TASK DESCRIPTION:
Set down, exactly as written, the lines from the top of the data to the line that holds "import * as", and omit the pictures.

INFORMATION SHOWN:
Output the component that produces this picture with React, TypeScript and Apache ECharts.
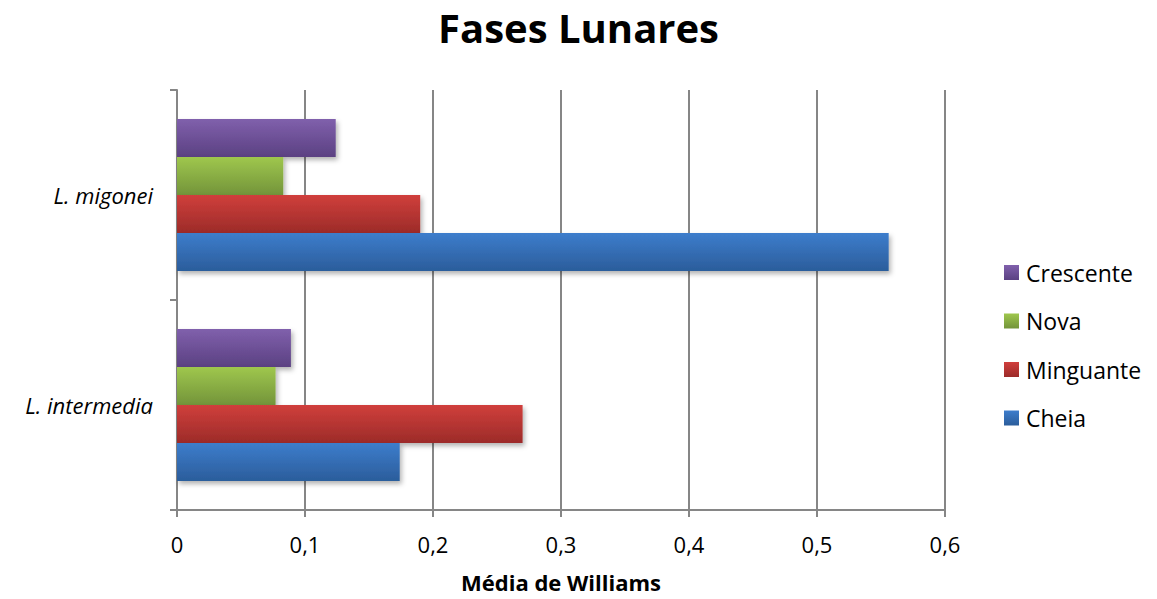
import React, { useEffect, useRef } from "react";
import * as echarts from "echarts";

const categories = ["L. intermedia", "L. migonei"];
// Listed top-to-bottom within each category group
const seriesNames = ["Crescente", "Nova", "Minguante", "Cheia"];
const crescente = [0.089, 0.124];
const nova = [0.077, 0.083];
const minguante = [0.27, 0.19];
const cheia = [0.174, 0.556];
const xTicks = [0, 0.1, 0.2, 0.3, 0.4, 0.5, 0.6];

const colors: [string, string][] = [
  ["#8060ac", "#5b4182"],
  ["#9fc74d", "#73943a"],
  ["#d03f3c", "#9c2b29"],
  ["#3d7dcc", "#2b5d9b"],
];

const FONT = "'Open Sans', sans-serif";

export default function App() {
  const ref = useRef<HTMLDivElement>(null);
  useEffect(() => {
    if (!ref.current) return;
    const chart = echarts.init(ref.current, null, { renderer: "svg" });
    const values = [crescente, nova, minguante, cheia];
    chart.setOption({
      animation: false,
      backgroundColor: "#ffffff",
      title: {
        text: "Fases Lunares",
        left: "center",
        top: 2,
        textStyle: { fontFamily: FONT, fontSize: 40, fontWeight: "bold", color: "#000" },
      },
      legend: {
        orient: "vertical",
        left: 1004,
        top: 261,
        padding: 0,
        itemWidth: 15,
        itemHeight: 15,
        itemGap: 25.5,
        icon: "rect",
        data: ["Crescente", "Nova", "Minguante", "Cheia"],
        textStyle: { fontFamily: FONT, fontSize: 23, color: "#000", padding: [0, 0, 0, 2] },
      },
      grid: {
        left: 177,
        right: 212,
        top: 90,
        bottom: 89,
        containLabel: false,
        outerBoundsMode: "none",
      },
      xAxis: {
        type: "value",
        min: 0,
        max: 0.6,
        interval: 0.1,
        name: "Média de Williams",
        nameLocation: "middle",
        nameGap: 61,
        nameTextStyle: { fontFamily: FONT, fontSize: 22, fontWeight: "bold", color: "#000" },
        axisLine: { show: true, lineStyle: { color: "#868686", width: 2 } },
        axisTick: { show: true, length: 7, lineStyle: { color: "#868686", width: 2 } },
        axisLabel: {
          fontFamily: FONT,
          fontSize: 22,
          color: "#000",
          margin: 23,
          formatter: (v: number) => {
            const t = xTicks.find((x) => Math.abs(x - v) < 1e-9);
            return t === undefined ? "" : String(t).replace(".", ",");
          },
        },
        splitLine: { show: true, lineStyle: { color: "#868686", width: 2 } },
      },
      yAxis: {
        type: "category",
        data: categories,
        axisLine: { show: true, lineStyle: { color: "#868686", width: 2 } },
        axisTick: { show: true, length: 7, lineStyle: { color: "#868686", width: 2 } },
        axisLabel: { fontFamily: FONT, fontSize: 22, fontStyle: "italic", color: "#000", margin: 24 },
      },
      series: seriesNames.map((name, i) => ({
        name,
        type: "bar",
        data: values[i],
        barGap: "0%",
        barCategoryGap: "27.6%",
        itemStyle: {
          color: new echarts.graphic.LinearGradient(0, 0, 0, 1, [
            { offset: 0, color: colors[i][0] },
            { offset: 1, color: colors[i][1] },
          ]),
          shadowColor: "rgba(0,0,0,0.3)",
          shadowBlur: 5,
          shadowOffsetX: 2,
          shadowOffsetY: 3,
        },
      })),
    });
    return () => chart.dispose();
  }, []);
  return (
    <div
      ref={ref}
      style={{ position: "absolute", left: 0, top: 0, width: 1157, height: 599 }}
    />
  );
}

RESPONSE:
Output the component that produces this picture with React, TypeScript and Apache ECharts.
import React, { useEffect, useRef } from "react";
import * as echarts from "echarts";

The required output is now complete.